RECORDED INFORMATION ->
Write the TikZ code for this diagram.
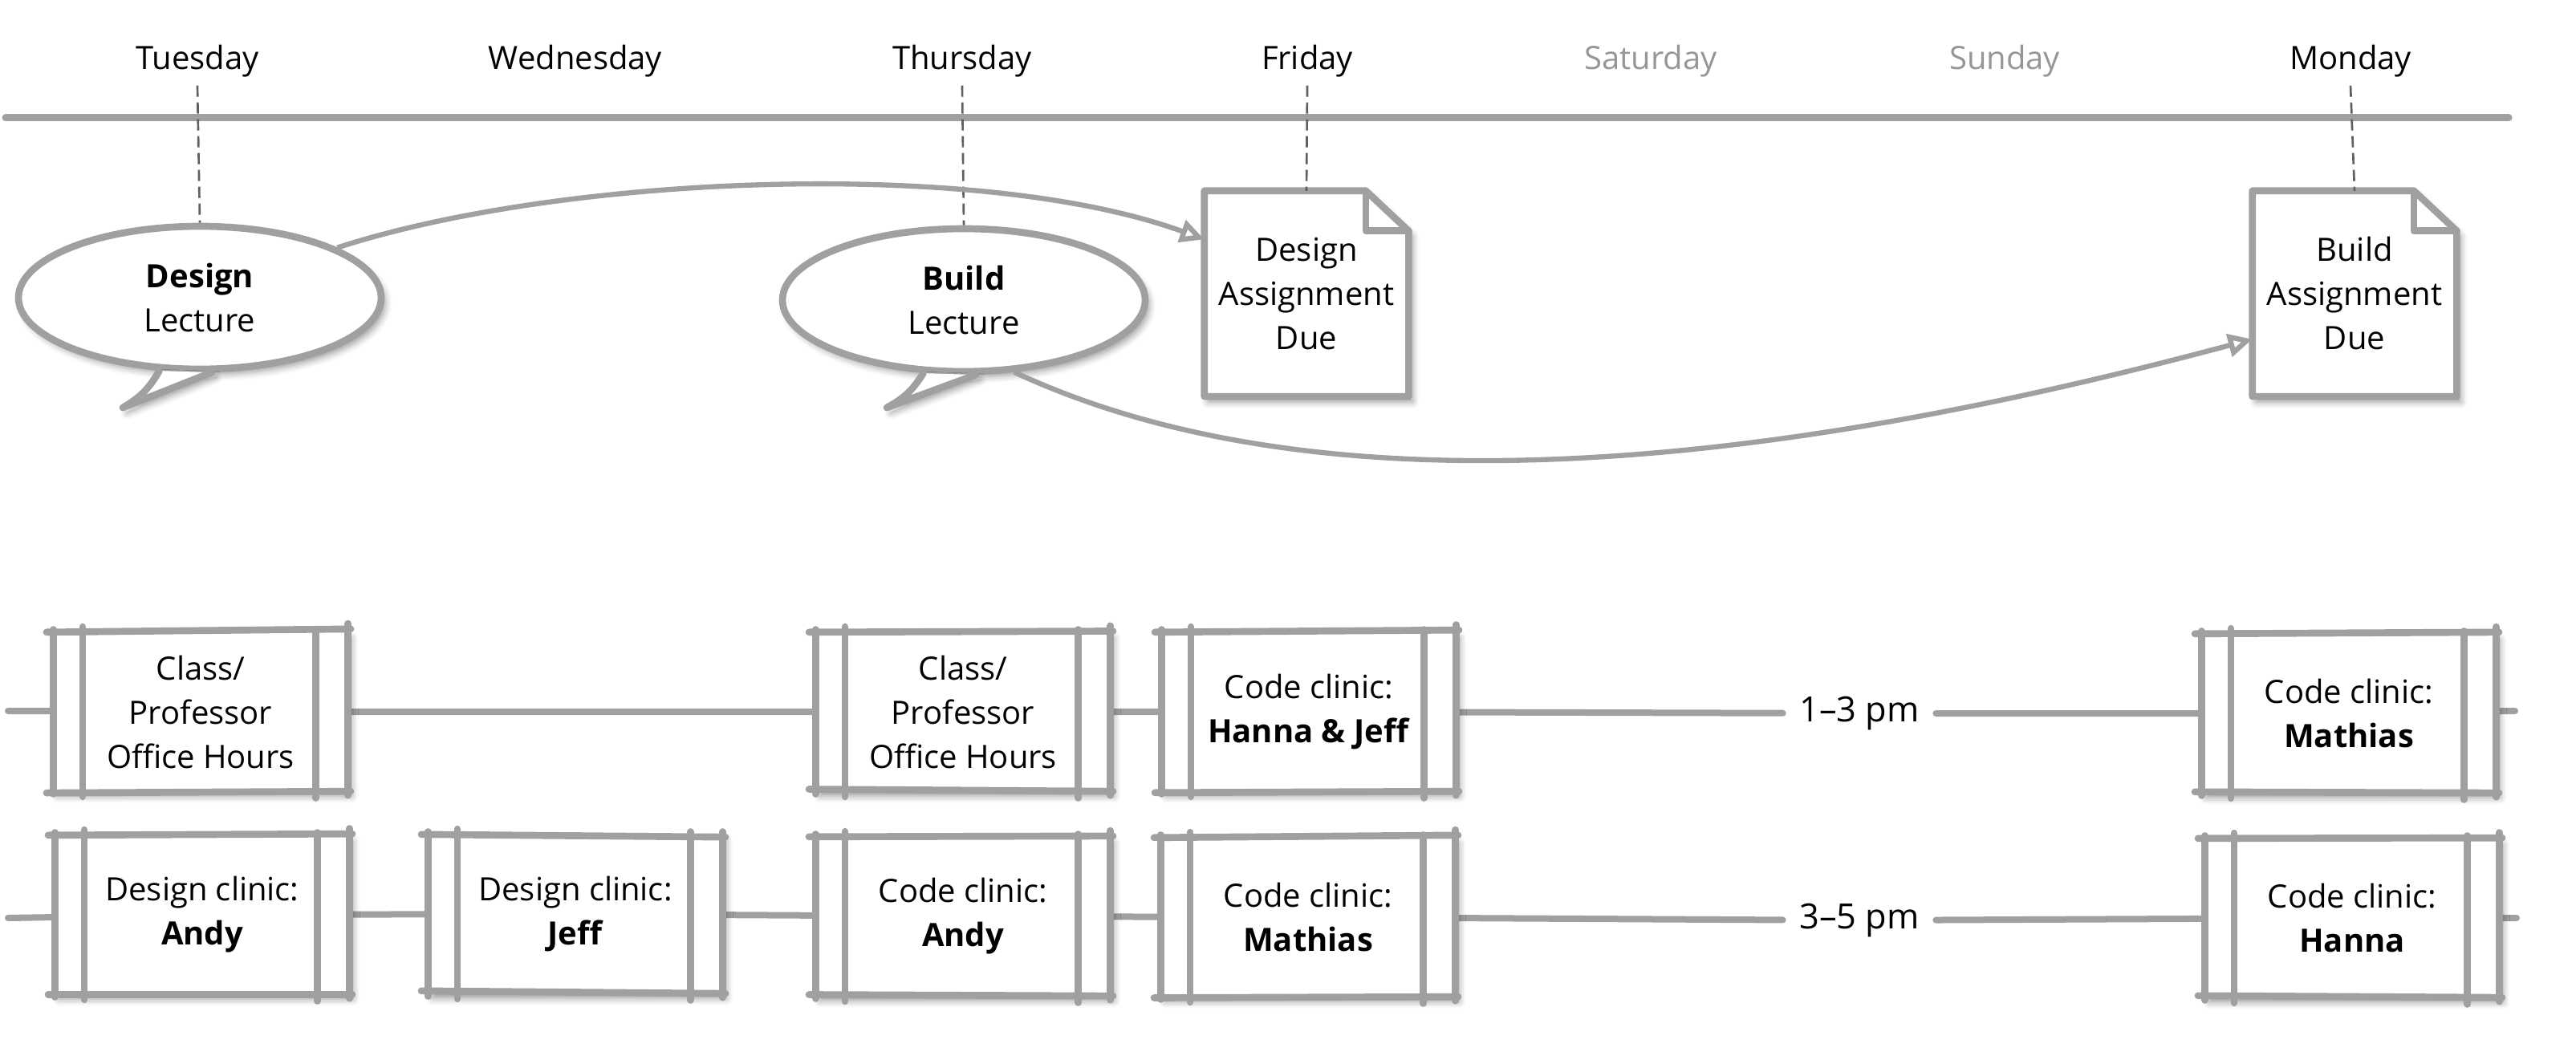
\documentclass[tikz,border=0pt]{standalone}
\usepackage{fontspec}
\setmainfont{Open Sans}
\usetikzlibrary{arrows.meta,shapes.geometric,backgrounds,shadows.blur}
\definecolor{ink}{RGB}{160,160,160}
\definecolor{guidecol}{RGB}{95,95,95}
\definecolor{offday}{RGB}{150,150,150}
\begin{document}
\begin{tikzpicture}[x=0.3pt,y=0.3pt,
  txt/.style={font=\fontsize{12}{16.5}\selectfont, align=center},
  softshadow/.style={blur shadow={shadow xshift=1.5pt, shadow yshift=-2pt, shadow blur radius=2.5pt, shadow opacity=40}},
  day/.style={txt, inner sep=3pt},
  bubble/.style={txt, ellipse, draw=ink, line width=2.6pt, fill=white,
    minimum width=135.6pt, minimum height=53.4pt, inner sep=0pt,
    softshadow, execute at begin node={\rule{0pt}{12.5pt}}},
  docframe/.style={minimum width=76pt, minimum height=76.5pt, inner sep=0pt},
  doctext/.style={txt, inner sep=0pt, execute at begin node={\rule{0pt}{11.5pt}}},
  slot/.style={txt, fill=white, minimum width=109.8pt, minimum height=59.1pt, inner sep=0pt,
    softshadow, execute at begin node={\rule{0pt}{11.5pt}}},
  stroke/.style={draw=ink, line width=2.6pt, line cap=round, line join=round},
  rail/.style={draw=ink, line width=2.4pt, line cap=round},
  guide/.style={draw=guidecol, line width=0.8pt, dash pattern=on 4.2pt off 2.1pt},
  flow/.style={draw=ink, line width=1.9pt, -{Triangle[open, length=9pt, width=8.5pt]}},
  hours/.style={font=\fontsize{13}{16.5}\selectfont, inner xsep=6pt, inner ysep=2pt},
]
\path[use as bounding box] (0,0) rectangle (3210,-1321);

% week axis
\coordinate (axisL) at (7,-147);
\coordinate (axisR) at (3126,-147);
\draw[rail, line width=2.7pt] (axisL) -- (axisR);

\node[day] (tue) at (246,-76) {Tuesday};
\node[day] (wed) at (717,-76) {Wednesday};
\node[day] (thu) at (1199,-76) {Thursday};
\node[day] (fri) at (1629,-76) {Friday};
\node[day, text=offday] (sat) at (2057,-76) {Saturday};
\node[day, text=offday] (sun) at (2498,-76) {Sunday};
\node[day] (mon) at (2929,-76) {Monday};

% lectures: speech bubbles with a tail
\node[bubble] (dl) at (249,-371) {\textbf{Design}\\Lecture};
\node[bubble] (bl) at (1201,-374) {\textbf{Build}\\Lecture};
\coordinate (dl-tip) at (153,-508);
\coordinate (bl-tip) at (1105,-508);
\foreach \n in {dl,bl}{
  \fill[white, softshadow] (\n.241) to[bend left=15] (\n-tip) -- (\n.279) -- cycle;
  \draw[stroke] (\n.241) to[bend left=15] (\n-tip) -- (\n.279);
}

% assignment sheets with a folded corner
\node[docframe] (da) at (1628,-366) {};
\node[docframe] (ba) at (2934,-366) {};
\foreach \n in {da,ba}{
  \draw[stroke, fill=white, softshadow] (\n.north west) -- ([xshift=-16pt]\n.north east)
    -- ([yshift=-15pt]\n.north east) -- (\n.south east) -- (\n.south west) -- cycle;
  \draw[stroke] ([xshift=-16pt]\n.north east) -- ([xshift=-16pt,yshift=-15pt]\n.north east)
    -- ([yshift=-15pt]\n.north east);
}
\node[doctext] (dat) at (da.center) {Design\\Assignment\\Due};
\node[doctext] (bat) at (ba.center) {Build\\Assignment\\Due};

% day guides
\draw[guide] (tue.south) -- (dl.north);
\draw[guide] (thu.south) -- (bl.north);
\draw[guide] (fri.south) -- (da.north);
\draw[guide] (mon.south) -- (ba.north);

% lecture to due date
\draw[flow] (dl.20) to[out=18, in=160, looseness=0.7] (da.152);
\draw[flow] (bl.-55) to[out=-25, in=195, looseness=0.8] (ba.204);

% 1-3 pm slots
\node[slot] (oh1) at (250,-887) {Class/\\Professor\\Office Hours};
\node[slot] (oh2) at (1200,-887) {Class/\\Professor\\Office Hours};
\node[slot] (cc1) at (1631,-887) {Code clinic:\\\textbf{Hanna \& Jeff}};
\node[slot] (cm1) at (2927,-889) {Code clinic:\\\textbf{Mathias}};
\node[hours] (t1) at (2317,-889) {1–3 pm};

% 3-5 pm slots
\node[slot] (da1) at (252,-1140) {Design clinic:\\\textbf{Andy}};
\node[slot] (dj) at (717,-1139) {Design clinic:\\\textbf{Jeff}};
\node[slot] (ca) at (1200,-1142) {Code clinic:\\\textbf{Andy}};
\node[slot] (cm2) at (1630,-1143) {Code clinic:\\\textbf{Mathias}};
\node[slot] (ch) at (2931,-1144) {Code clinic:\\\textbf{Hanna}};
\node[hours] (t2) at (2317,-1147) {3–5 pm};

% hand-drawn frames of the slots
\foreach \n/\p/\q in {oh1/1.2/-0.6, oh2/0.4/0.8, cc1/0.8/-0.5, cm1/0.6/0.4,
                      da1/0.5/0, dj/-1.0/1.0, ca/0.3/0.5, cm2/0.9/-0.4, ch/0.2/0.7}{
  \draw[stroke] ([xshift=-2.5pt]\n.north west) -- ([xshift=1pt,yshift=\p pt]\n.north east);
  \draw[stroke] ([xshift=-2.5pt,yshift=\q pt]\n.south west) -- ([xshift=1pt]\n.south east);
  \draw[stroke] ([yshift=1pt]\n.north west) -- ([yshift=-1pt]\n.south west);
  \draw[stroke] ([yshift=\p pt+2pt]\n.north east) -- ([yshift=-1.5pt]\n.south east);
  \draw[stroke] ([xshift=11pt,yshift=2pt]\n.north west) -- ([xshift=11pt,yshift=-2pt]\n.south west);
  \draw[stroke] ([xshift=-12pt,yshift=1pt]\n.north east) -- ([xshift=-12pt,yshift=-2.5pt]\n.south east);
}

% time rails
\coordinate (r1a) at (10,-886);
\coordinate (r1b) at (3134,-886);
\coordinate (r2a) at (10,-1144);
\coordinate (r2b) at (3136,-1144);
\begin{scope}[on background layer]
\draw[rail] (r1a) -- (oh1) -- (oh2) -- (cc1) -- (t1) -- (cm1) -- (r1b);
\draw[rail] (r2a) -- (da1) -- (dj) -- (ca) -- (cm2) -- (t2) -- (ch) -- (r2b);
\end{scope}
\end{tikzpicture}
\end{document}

EXERCISE BRIEF -> Except for the pictures, reproduce every line exactly.

EXERCISE RESULT ->
Write the TikZ code for this diagram.
\documentclass[tikz,border=0pt]{standalone}
\usepackage{fontspec}
\setmainfont{Open Sans}
\usetikzlibrary{arrows.meta,shapes.geometric,backgrounds,shadows.blur}
\definecolor{ink}{RGB}{160,160,160}
\definecolor{guidecol}{RGB}{95,95,95}
\definecolor{offday}{RGB}{150,150,150}
\begin{document}
\begin{tikzpicture}[x=0.3pt,y=0.3pt,
  txt/.style={font=\fontsize{12}{16.5}\selectfont, align=center},
  softshadow/.style={blur shadow={shadow xshift=1.5pt, shadow yshift=-2pt, shadow blur radius=2.5pt, shadow opacity=40}},
  day/.style={txt, inner sep=3pt},
  bubble/.style={txt, ellipse, draw=ink, line width=2.6pt, fill=white,
    minimum width=135.6pt, minimum height=53.4pt, inner sep=0pt,
    softshadow, execute at begin node={\rule{0pt}{12.5pt}}},
  docframe/.style={minimum width=76pt, minimum height=76.5pt, inner sep=0pt},
  doctext/.style={txt, inner sep=0pt, execute at begin node={\rule{0pt}{11.5pt}}},
  slot/.style={txt, fill=white, minimum width=109.8pt, minimum height=59.1pt, inner sep=0pt,
    softshadow, execute at begin node={\rule{0pt}{11.5pt}}},
  stroke/.style={draw=ink, line width=2.6pt, line cap=round, line join=round},
  rail/.style={draw=ink, line width=2.4pt, line cap=round},
  guide/.style={draw=guidecol, line width=0.8pt, dash pattern=on 4.2pt off 2.1pt},
  flow/.style={draw=ink, line width=1.9pt, -{Triangle[open, length=9pt, width=8.5pt]}},
  hours/.style={font=\fontsize{13}{16.5}\selectfont, inner xsep=6pt, inner ysep=2pt},
]
\path[use as bounding box] (0,0) rectangle (3210,-1321);

% week axis
\coordinate (axisL) at (7,-147);
\coordinate (axisR) at (3126,-147);
\draw[rail, line width=2.7pt] (axisL) -- (axisR);

\node[day] (tue) at (246,-76) {Tuesday};
\node[day] (wed) at (717,-76) {Wednesday};
\node[day] (thu) at (1199,-76) {Thursday};
\node[day] (fri) at (1629,-76) {Friday};
\node[day, text=offday] (sat) at (2057,-76) {Saturday};
\node[day, text=offday] (sun) at (2498,-76) {Sunday};
\node[day] (mon) at (2929,-76) {Monday};

% lectures: speech bubbles with a tail
\node[bubble] (dl) at (249,-371) {\textbf{Design}\\Lecture};
\node[bubble] (bl) at (1201,-374) {\textbf{Build}\\Lecture};
\coordinate (dl-tip) at (153,-508);
\coordinate (bl-tip) at (1105,-508);
\foreach \n in {dl,bl}{
  \fill[white, softshadow] (\n.241) to[bend left=15] (\n-tip) -- (\n.279) -- cycle;
  \draw[stroke] (\n.241) to[bend left=15] (\n-tip) -- (\n.279);
}

% assignment sheets with a folded corner
\node[docframe] (da) at (1628,-366) {};
\node[docframe] (ba) at (2934,-366) {};
\foreach \n in {da,ba}{
  \draw[stroke, fill=white, softshadow] (\n.north west) -- ([xshift=-16pt]\n.north east)
    -- ([yshift=-15pt]\n.north east) -- (\n.south east) -- (\n.south west) -- cycle;
  \draw[stroke] ([xshift=-16pt]\n.north east) -- ([xshift=-16pt,yshift=-15pt]\n.north east)
    -- ([yshift=-15pt]\n.north east);
}
\node[doctext] (dat) at (da.center) {Design\\Assignment\\Due};
\node[doctext] (bat) at (ba.center) {Build\\Assignment\\Due};

% day guides
\draw[guide] (tue.south) -- (dl.north);
\draw[guide] (thu.south) -- (bl.north);
\draw[guide] (fri.south) -- (da.north);
\draw[guide] (mon.south) -- (ba.north);

% lecture to due date
\draw[flow] (dl.20) to[out=18, in=160, looseness=0.7] (da.152);
\draw[flow] (bl.-55) to[out=-25, in=195, looseness=0.8] (ba.204);

% 1-3 pm slots
\node[slot] (oh1) at (250,-887) {Class/\\Professor\\Office Hours};
\node[slot] (oh2) at (1200,-887) {Class/\\Professor\\Office Hours};
\node[slot] (cc1) at (1631,-887) {Code clinic:\\\textbf{Hanna \& Jeff}};
\node[slot] (cm1) at (2927,-889) {Code clinic:\\\textbf{Mathias}};
\node[hours] (t1) at (2317,-889) {1–3 pm};

% 3-5 pm slots
\node[slot] (da1) at (252,-1140) {Design clinic:\\\textbf{Andy}};
\node[slot] (dj) at (717,-1139) {Design clinic:\\\textbf{Jeff}};
\node[slot] (ca) at (1200,-1142) {Code clinic:\\\textbf{Andy}};
\node[slot] (cm2) at (1630,-1143) {Code clinic:\\\textbf{Mathias}};
\node[slot] (ch) at (2931,-1144) {Code clinic:\\\textbf{Hanna}};
\node[hours] (t2) at (2317,-1147) {3–5 pm};

% hand-drawn frames of the slots
\foreach \n/\p/\q in {oh1/1.2/-0.6, oh2/0.4/0.8, cc1/0.8/-0.5, cm1/0.6/0.4,
                      da1/0.5/0, dj/-1.0/1.0, ca/0.3/0.5, cm2/0.9/-0.4, ch/0.2/0.7}{
  \draw[stroke] ([xshift=-2.5pt]\n.north west) -- ([xshift=1pt,yshift=\p pt]\n.north east);
  \draw[stroke] ([xshift=-2.5pt,yshift=\q pt]\n.south west) -- ([xshift=1pt]\n.south east);
  \draw[stroke] ([yshift=1pt]\n.north west) -- ([yshift=-1pt]\n.south west);
  \draw[stroke] ([yshift=\p pt+2pt]\n.north east) -- ([yshift=-1.5pt]\n.south east);
  \draw[stroke] ([xshift=11pt,yshift=2pt]\n.north west) -- ([xshift=11pt,yshift=-2pt]\n.south west);
  \draw[stroke] ([xshift=-12pt,yshift=1pt]\n.north east) -- ([xshift=-12pt,yshift=-2.5pt]\n.south east);
}

% time rails
\coordinate (r1a) at (10,-886);
\coordinate (r1b) at (3134,-886);
\coordinate (r2a) at (10,-1144);
\coordinate (r2b) at (3136,-1144);
\begin{scope}[on background layer]
\draw[rail] (r1a) -- (oh1) -- (oh2) -- (cc1) -- (t1) -- (cm1) -- (r1b);
\draw[rail] (r2a) -- (da1) -- (dj) -- (ca) -- (cm2) -- (t2) -- (ch) -- (r2b);
\end{scope}
\end{tikzpicture}
\end{document}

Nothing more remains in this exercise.